Data lines =>
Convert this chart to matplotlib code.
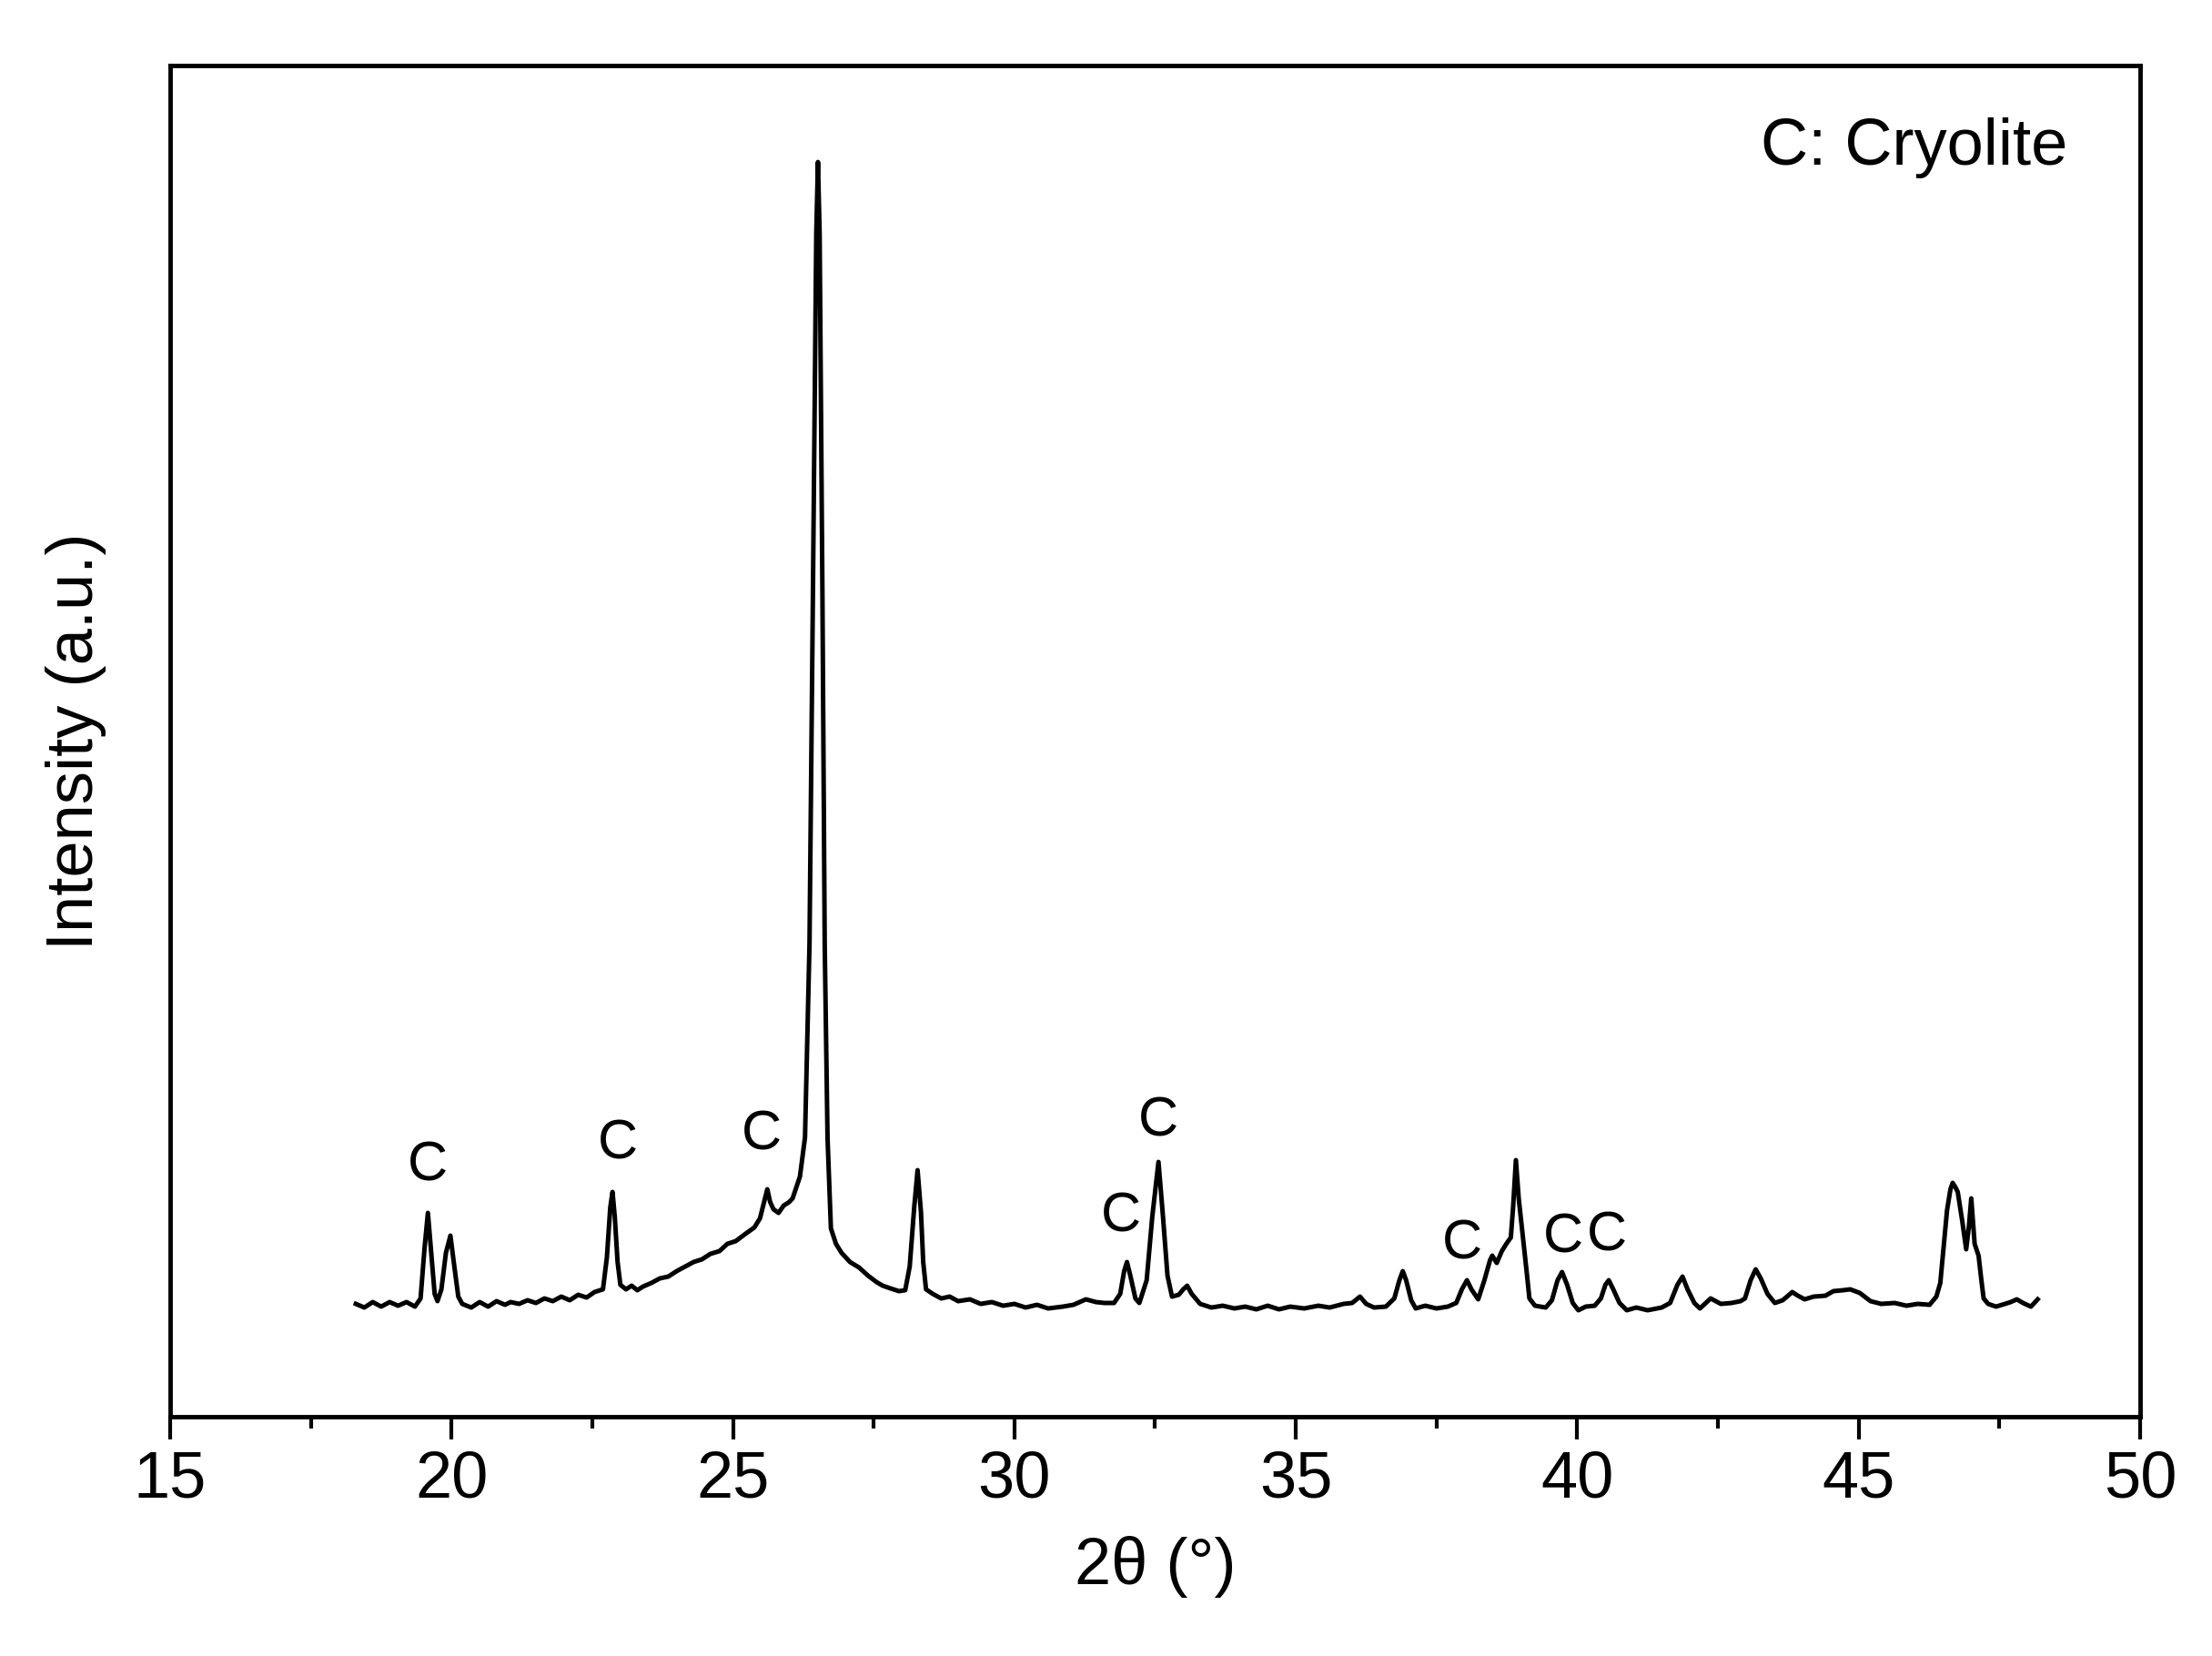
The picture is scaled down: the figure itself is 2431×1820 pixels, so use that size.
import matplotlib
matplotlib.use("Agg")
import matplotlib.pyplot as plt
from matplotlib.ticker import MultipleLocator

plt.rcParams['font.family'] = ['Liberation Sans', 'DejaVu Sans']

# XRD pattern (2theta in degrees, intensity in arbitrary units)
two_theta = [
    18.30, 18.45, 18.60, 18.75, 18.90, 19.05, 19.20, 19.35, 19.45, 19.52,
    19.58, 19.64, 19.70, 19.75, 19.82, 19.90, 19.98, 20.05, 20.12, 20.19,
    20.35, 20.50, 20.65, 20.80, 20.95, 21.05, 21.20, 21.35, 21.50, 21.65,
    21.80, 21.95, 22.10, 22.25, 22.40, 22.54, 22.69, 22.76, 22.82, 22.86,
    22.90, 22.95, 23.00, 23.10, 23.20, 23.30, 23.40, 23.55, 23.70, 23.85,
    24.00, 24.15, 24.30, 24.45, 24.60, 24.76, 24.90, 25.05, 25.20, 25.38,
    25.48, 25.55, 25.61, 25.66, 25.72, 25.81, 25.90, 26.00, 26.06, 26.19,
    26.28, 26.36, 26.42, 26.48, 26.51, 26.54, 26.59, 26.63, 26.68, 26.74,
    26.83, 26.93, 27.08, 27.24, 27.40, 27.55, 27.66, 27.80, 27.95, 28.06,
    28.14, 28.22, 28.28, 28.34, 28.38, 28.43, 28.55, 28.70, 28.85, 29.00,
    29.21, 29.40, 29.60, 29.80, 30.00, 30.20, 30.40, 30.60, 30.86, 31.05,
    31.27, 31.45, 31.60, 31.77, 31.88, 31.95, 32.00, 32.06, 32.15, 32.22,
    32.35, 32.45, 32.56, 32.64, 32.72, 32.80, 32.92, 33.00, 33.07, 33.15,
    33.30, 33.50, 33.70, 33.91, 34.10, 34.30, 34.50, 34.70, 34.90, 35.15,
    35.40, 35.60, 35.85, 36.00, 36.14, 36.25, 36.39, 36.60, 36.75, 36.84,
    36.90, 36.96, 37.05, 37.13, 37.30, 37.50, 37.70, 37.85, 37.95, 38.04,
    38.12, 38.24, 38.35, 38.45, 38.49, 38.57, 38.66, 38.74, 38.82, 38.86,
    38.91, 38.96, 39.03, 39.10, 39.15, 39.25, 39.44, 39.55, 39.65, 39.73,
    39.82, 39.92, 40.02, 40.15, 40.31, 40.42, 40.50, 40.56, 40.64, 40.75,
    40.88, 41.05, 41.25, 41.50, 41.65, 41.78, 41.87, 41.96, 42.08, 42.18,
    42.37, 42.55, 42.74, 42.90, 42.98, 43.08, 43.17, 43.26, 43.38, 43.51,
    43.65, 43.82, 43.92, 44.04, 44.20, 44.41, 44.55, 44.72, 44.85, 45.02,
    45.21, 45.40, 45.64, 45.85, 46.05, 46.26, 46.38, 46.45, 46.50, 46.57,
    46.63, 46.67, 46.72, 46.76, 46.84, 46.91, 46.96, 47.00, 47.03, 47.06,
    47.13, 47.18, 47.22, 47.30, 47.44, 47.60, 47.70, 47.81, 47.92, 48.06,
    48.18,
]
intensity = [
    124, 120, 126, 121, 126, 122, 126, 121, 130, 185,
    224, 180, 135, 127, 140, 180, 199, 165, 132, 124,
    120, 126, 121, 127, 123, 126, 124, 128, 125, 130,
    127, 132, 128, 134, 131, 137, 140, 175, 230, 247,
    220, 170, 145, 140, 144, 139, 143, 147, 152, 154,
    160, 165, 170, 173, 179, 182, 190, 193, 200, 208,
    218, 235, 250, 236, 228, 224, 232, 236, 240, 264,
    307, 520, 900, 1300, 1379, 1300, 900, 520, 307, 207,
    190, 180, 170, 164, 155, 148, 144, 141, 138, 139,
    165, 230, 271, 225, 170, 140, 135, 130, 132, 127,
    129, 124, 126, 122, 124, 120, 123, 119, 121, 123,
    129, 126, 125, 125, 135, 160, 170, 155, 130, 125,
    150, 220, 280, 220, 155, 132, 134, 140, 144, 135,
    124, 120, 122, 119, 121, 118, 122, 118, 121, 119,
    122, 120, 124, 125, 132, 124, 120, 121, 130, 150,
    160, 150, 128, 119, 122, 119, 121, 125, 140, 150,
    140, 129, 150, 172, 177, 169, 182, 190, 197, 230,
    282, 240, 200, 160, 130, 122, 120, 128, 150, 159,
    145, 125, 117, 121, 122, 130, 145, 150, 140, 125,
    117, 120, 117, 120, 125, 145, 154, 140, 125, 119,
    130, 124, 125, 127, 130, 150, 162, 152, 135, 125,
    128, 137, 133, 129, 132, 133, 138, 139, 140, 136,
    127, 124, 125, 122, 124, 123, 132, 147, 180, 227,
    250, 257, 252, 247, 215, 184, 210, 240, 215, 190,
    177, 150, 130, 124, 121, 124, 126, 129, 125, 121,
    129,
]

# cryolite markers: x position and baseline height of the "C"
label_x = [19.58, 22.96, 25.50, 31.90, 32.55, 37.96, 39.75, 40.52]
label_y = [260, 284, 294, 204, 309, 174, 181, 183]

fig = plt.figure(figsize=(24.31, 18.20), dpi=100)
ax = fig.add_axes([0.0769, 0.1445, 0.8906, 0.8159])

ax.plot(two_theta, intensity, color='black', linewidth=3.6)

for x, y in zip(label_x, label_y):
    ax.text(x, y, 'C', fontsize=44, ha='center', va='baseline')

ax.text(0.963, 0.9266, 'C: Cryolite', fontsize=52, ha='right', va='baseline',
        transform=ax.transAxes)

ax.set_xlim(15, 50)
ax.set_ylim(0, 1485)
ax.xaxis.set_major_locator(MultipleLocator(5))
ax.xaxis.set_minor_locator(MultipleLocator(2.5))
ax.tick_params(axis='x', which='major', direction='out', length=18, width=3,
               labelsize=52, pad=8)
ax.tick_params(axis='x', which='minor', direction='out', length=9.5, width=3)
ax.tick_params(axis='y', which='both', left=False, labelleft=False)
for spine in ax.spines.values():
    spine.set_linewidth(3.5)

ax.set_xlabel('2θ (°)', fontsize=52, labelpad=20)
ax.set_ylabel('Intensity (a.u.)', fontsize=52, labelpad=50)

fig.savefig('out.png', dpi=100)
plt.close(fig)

Stated goal => Begin at the first line of the data above and repeat each line exactly, stopping after the line containing "plt.rcParams['font.family'] = ['Liberation". Omit the pictures.

Correct response =>
Convert this chart to matplotlib code.
The picture is scaled down: the figure itself is 2431×1820 pixels, so use that size.
import matplotlib
matplotlib.use("Agg")
import matplotlib.pyplot as plt
from matplotlib.ticker import MultipleLocator

plt.rcParams['font.family'] = ['Liberation Sans', 'DejaVu Sans']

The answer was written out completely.